Let’s talk about the real victims here: the American people. Our faith in the DOJ has been eroding for years. Why? Because every time we turn around, another partisan scandal emerges, from the Russia hoax to politically charged investigations. The Biden-era prosecutors were the embodiment of that rot. With them gone, there’s finally a shot at rebuilding a DOJ we can trust—not just as a tool for whichever party is in power, but as a pillar of our republic that defends the law without fear or favor.
If there’s one silver lining, it’s that Americans now see just how far off the rails the DOJ had gone. We can only hope that the new slate of attorneys—handpicked by an administration determined to rectify these wrongs—will remember the mission of seeking truth and justice, not headlines and political wins. This is the kind of housecleaning that should have happened a long time ago, and it took a president with enough grit to pull the trigger.

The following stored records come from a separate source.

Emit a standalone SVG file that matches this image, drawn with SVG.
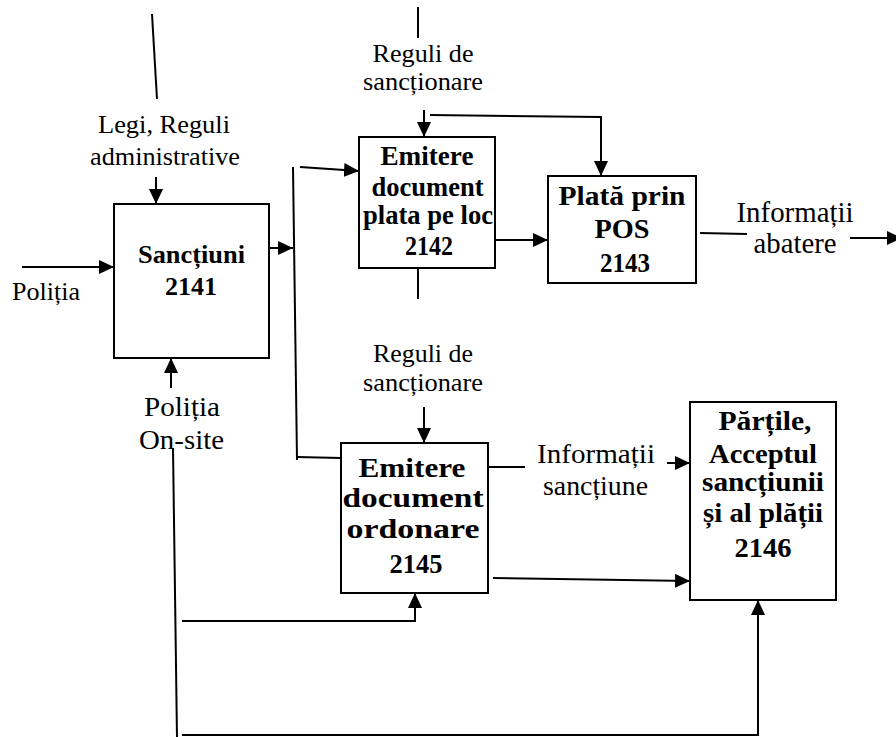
<svg xmlns="http://www.w3.org/2000/svg" width="896" height="737" viewBox="0 0 896 737">
  <style>
    .box { fill: #fff; stroke: #000; stroke-width: 2; }
    .ln { fill: none; stroke: #000; stroke-width: 2; }
    .arr { fill: none; stroke: #000; stroke-width: 2; marker-end: url(#head); }
    .b { font-family: "Liberation Serif", "Times New Roman", serif; font-weight: bold; text-anchor: middle; fill: #000; }
    .t { font-family: "Liberation Serif", "Times New Roman", serif; text-anchor: middle; fill: #000; }
  </style>
  <defs>
    <marker id="head" markerUnits="userSpaceOnUse" markerWidth="15" markerHeight="14" refX="15" refY="7" orient="auto">
      <path d="M0,0 L15,7 L0,14 Z" fill="#000"/>
    </marker>
  </defs>

  <rect width="896" height="737" fill="#fff"/>

  <!-- connectors -->
  <g id="connectors">
    <line class="ln" x1="152" y1="14" x2="157" y2="99"/>
    <line class="arr" x1="156" y1="177" x2="156" y2="204"/>
    <line class="arr" x1="22" y1="267" x2="114" y2="267"/>
    <line class="arr" x1="269" y1="248" x2="293" y2="248"/>
    <line class="ln" x1="293" y1="167" x2="297" y2="460"/>
    <line class="arr" x1="300" y1="167" x2="359" y2="171"/>
    <line class="ln" x1="297" y1="457" x2="341" y2="458"/>
    <line class="ln" x1="418" y1="7" x2="418" y2="38"/>
    <line class="arr" x1="424" y1="110" x2="424" y2="137"/>
    <path class="arr" d="M430,115 L601,117 L601,176"/>
    <line class="arr" x1="493" y1="240" x2="548" y2="240"/>
    <line class="ln" x1="700" y1="233" x2="747" y2="234"/>
    <line class="arr" x1="850" y1="238" x2="902" y2="238"/>
    <line class="ln" x1="418" y1="268" x2="418" y2="299"/>
    <line class="arr" x1="424" y1="407" x2="424" y2="443"/>
    <line class="ln" x1="484" y1="467" x2="525" y2="467"/>
    <line class="arr" x1="667" y1="463" x2="690" y2="463"/>
    <line class="arr" x1="493" y1="578" x2="690" y2="581"/>
    <line class="arr" x1="171" y1="388" x2="171" y2="358"/>
    <line class="ln" x1="173" y1="448" x2="177" y2="737"/>
    <path class="arr" d="M182,621 L415,621 L415,593"/>
    <path class="arr" d="M182,735 L758,735 L758,600"/>
  </g>

  <!-- free labels -->
  <g id="labels">
    <text class="t" font-size="26" x="164" y="133" textLength="132" lengthAdjust="spacingAndGlyphs">Legi, Reguli</text>
    <text class="t" font-size="26" x="165" y="165" textLength="150" lengthAdjust="spacingAndGlyphs">administrative</text>
    <text class="t" font-size="26" x="46" y="300" textLength="68" lengthAdjust="spacingAndGlyphs">Poliția</text>
    <text class="t" font-size="28" x="182" y="416" textLength="76" lengthAdjust="spacingAndGlyphs">Poliția</text>
    <text class="t" font-size="28" x="181.5" y="449" textLength="85" lengthAdjust="spacingAndGlyphs">On-site</text>
    <text class="t" font-size="26" x="423" y="62" textLength="101" lengthAdjust="spacingAndGlyphs">Reguli de</text>
    <text class="t" font-size="26" x="423" y="90" textLength="120" lengthAdjust="spacingAndGlyphs">sancționare</text>
    <text class="t" font-size="29" x="795" y="222" textLength="117" lengthAdjust="spacingAndGlyphs">Informații</text>
    <text class="t" font-size="29" x="795" y="253" textLength="83" lengthAdjust="spacingAndGlyphs">abatere</text>
    <text class="t" font-size="26" x="423" y="362" textLength="100" lengthAdjust="spacingAndGlyphs">Reguli de</text>
    <text class="t" font-size="26" x="423" y="391" textLength="120" lengthAdjust="spacingAndGlyphs">sancționare</text>
    <text class="t" font-size="28" x="596" y="463" textLength="118" lengthAdjust="spacingAndGlyphs">Informații</text>
    <text class="t" font-size="28" x="595.5" y="495" textLength="105" lengthAdjust="spacingAndGlyphs">sancțiune</text>
  </g>

  <!-- function boxes -->
  <g id="n2141">
    <rect class="box" x="114" y="204" width="155" height="154"/>
    <text class="b" font-size="26" x="191.5" y="263" textLength="107" lengthAdjust="spacingAndGlyphs">Sancțiuni</text>
    <text class="b" font-size="26" x="191" y="295">2141</text>
  </g>

  <g id="n2142">
    <rect class="box" x="359" y="137" width="136" height="131"/>
    <text class="b" font-size="27" x="427" y="165" textLength="93" lengthAdjust="spacingAndGlyphs">Emitere</text>
    <text class="b" font-size="27" x="427.5" y="196" textLength="112" lengthAdjust="spacingAndGlyphs">document</text>
    <text class="b" font-size="27" x="428" y="224" textLength="130" lengthAdjust="spacingAndGlyphs">plata pe loc</text>
    <text class="b" font-size="27" x="429" y="255" textLength="48" lengthAdjust="spacingAndGlyphs">2142</text>
  </g>

  <g id="n2143">
    <rect class="box" x="548" y="176" width="148" height="107"/>
    <text class="b" font-size="28" x="622" y="205" textLength="127" lengthAdjust="spacingAndGlyphs">Plată prin</text>
    <text class="b" font-size="28" x="622" y="238" textLength="55" lengthAdjust="spacingAndGlyphs">POS</text>
    <text class="b" font-size="28" x="625" y="272" textLength="50" lengthAdjust="spacingAndGlyphs">2143</text>
  </g>

  <g id="n2145">
    <rect class="box" x="341" y="443" width="147" height="150"/>
    <text class="b" font-size="27" x="412" y="477" textLength="107" lengthAdjust="spacingAndGlyphs">Emitere</text>
    <text class="b" font-size="27" x="413" y="507" textLength="141" lengthAdjust="spacingAndGlyphs">document</text>
    <text class="b" font-size="27" x="413" y="538" textLength="133" lengthAdjust="spacingAndGlyphs">ordonare</text>
    <text class="b" font-size="27" x="416" y="573" textLength="53" lengthAdjust="spacingAndGlyphs">2145</text>
  </g>

  <g id="n2146">
    <rect class="box" x="690" y="402" width="146" height="198"/>
    <text class="b" font-size="28" x="765" y="430" textLength="93" lengthAdjust="spacingAndGlyphs">Părțile,</text>
    <text class="b" font-size="28" x="763" y="463" textLength="108" lengthAdjust="spacingAndGlyphs">Acceptul</text>
    <text class="b" font-size="28" x="763" y="491" textLength="122" lengthAdjust="spacingAndGlyphs">sancțiunii</text>
    <text class="b" font-size="28" x="763" y="522" textLength="120" lengthAdjust="spacingAndGlyphs">și al plății</text>
    <text class="b" font-size="28" x="763" y="557" textLength="57" lengthAdjust="spacingAndGlyphs">2146</text>
  </g>
</svg>
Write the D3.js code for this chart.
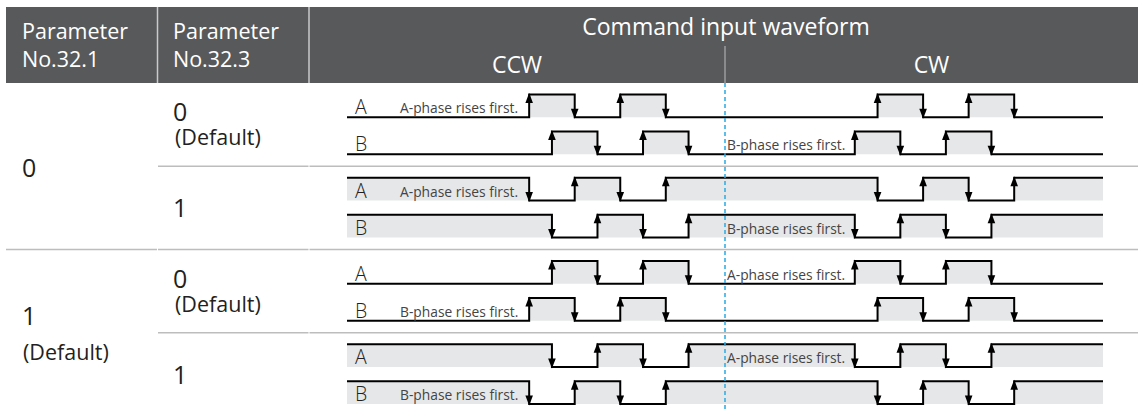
<!DOCTYPE html>
<html><head><meta charset="utf-8">
<script src="https://cdn.jsdelivr.net/npm/d3@7"></script>
<style>
html,body{margin:0;padding:0;background:#fff;}
svg{display:block;font-family:"Open Sans","Noto Sans",sans-serif;}
</style></head><body>
<svg id="chart" width="1138" height="409"></svg>
<script>
// ---------- data ----------
const headerParam1 = ["Parameter", "No.32.1"];
const headerParam2 = ["Parameter", "No.32.3"];
const headerTitle = "Command input waveform";
const directions = ["CCW", "CW"];
const groupLabels = ["0", "1"];          // Parameter No.32.1
const groupDefault = [false, true];
const rowKeys = ["r1", "r2", "r3", "r4"];
const rowParam323 = ["0", "1", "0", "1"]; // Parameter No.32.3
const rowDefault = [true, false, true, false];
const rowStartHigh = [false, true, false, true];
const channels = ["A", "B"];
// edge times (arbitrary time units) for each waveform
const r1A = [80, 100, 120, 140, 233, 253, 273, 293];
const r1B = [90, 110, 130, 150, 223, 243, 263, 283];
const r2A = [80, 100, 120, 140, 233, 253, 273, 293];
const r2B = [90, 110, 130, 150, 223, 243, 263, 283];
const r3A = [90, 110, 130, 150, 223, 243, 263, 283];
const r3B = [80, 100, 120, 140, 233, 253, 273, 293];
const r4A = [90, 110, 130, 150, 223, 243, 263, 283];
const r4B = [80, 100, 120, 140, 233, 253, 273, 293];
const timeDomain = [0, 332];
const dirBoundary = 166;
const noteRows = [0, 0, 1, 1, 2, 2, 3, 3];
const noteChannels = ["A", "B", "A", "B", "B", "A", "B", "A"];
const noteDirs = ["CCW", "CW", "CCW", "CW", "CCW", "CW", "CCW", "CW"];
const noteTexts = ["A-phase rises first.", "B-phase rises first.", "A-phase rises first.", "B-phase rises first.",
                   "B-phase rises first.", "A-phase rises first.", "B-phase rises first.", "A-phase rises first."];

const waves = [
  {row: 0, ch: "A", edges: r1A}, {row: 0, ch: "B", edges: r1B},
  {row: 1, ch: "A", edges: r2A}, {row: 1, ch: "B", edges: r2B},
  {row: 2, ch: "A", edges: r3A}, {row: 2, ch: "B", edges: r3B},
  {row: 3, ch: "A", edges: r4A}, {row: 3, ch: "B", edges: r4B}
];

// ---------- layout ----------
const svg = d3.select("#chart");
const W = 1138, H = 409;
const headerTop = 7, headerBottom = 83;
const col1 = 157.5, col2 = 309;
const x = d3.scaleLinear().domain(timeDomain).range([347, 1103]);
const rowY = d3.scaleBand().domain(rowKeys).range([83, 416]).padding(0);
const chLow = d3.scaleOrdinal().domain(channels).range([34.3, 71.3]);
const amp = 22.7;
const levelY = (row, ch, lvl) => rowY(rowKeys[row]) + chLow(ch) - lvl * amp;
const xDiv = x(dirBoundary);

const textColor = "#231f20";
const fillGray = "#e6e7e8";

// header
svg.append("rect").attr("x", 6).attr("y", headerTop).attr("width", W - 6).attr("height", headerBottom - headerTop).attr("fill", "#58595b");
[col1, col2].forEach(cx => {
  svg.append("line").attr("x1", cx).attr("x2", cx).attr("y1", headerTop).attr("y2", headerBottom)
    .attr("stroke", "#c9cacb").attr("stroke-width", 1.5);
});
svg.append("line").attr("x1", xDiv).attr("x2", xDiv).attr("y1", 46).attr("y2", headerBottom)
  .attr("stroke", "#bcbec0").attr("stroke-width", 1);

const hdrFont = 21.5;
headerParam1.forEach((t, i) => svg.append("text").attr("x", 22).attr("y", 39 + i * 28).text(t)
  .attr("fill", "#fff").attr("font-size", hdrFont).attr("font-weight", 400));
headerParam2.forEach((t, i) => svg.append("text").attr("x", 173).attr("y", 39 + i * 28).text(t)
  .attr("fill", "#fff").attr("font-size", hdrFont).attr("font-weight", 400));
svg.append("text").attr("x", xDiv + 1).attr("y", 35).attr("text-anchor", "middle").text(headerTitle)
  .attr("fill", "#fff").attr("font-size", 23).attr("font-weight", 400);
const dirCenters = [(col2 + xDiv) / 2, (xDiv + W) / 2];
directions.forEach((d, i) => svg.append("text").attr("x", dirCenters[i]).attr("y", 73).attr("text-anchor", "middle").text(d)
  .attr("fill", "#fff").attr("font-size", 23).attr("font-weight", 400));

// row separators
const sepColor = "#bdbdbd";
function hsep(y, x0) {
  const segs = x0 < col1 ? [[6, col1 - 0.5], [col1 + 0.5, col2 - 0.5], [col2 + 0.5, W]] : [[col1 + 0.5, col2 - 0.5], [col2 + 0.5, W]];
  segs.forEach(s => svg.append("line").attr("x1", s[0]).attr("x2", s[1]).attr("y1", y).attr("y2", y)
    .attr("stroke", sepColor).attr("stroke-width", 1.5));
}
hsep(rowY("r2"), col1);
hsep(rowY("r3"), 0);
hsep(rowY("r4"), col1);

// left column (No.32.1)
groupLabels.forEach((g, i) => {
  const top = rowY(rowKeys[i * 2]);
  const bottom = rowY(rowKeys[i * 2 + 1]) + rowY.bandwidth();
  const c = (top + bottom) / 2;
  const yMain = groupDefault[i] ? c - 8 : c + 11;
  svg.append("text").attr("x", 22).attr("y", yMain).text(g).attr("fill", textColor).attr("font-size", 25).attr("font-weight", 500);
  if (groupDefault[i]) {
    svg.append("text").attr("x", 23).attr("y", c + 27).text("(Default)").attr("fill", textColor).attr("font-size", 21.5).attr("font-weight", 400);
  }
});

// second column (No.32.3)
rowParam323.forEach((p, i) => {
  const top = rowY(rowKeys[i]);
  const yMain = rowDefault[i] ? top + 38 : top + 51;
  svg.append("text").attr("x", 173).attr("y", yMain).text(p).attr("fill", textColor).attr("font-size", 25).attr("font-weight", 500);
  if (rowDefault[i]) {
    svg.append("text").attr("x", 175).attr("y", top + 62).text("(Default)").attr("fill", textColor).attr("font-size", 21.5).attr("font-weight", 400);
  }
});

// waveforms
const line = d3.line().x(d => x(d.t)).y(d => d.y).curve(d3.curveStepAfter);
const area = d3.area().x(d => x(d.t)).y0(d => d.y0).y1(d => d.y).curve(d3.curveStepAfter);
const gFill = svg.append("g");
const gLine = svg.append("g");
const gArrow = svg.append("g");
const gLabel = svg.append("g");

waves.forEach(w => {
  let lvl = rowStartHigh[w.row] ? 1 : 0;
  const low = levelY(w.row, w.ch, 0), high = levelY(w.row, w.ch, 1);
  const pts = [{t: timeDomain[0], y: levelY(w.row, w.ch, lvl), y0: low}];
  const arrows = [];
  w.edges.forEach(t => {
    lvl = 1 - lvl;
    pts.push({t, y: levelY(w.row, w.ch, lvl), y0: low});
    arrows.push({t, up: lvl === 1});
  });
  pts.push({t: timeDomain[1], y: levelY(w.row, w.ch, lvl), y0: low});
  gFill.append("path").attr("d", area(pts)).attr("fill", fillGray);
  gLine.append("path").attr("d", line(pts)).attr("fill", "none").attr("stroke", "#000").attr("stroke-width", 2)
    .attr("stroke-linejoin", "miter").attr("stroke-linecap", "butt");
  arrows.forEach(a => {
    const ax = x(a.t);
    const p = a.up
      ? `M${ax},${high - 1.5}L${ax - 3.8},${high + 8.5}L${ax + 3.8},${high + 8.5}Z`
      : `M${ax},${low + 1.5}L${ax - 3.8},${low - 8.5}L${ax + 3.8},${low - 8.5}Z`;
    gArrow.append("path").attr("d", p).attr("fill", "#000");
  });
  gLabel.append("text").attr("x", 355).attr("y", low - 3).text(w.ch)
    .attr("fill", textColor).attr("font-size", 19.5).attr("font-weight", 300);
});

// notes
noteTexts.forEach((t, i) => {
  const low = levelY(noteRows[i], noteChannels[i], 0);
  const nx = noteDirs[i] === "CCW" ? 400 : xDiv + 2;
  gLabel.append("text").attr("x", nx).attr("y", low - 4).text(t)
    .attr("fill", "#444").attr("font-size", 13.8).attr("font-weight", 400);
});

// dashed direction divider
svg.append("line").attr("x1", xDiv).attr("x2", xDiv).attr("y1", headerBottom).attr("y2", H)
  .attr("stroke", "#29abe2").attr("stroke-width", 1.5).attr("stroke-dasharray", "4,3");
</script>
</body></html>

Were some feathers ruffled? Absolutely. Is this going to spark lawsuits and non-stop whining from the usual suspects? You bet. But none of that changes the fact that it was high time to rip out the roots of corruption. Every president since Clinton has replaced the previous administration’s attorneys, and yet these Biden holdovers somehow decided they were untouchable—immune from accountability after prosecuting a sitting president in an unprecedented power grab.
Well, now they know better. They’re gone, and it can’t happen soon enough. The sooner we take out the trash, the sooner we can get on with restoring a DOJ that serves the American people rather than a partisan agenda. Good riddance. Let’s turn the page and finally pursue justice the way it’s meant to be done—blindfold on, scales balanced, and politicians’ personal vendettas left at the door.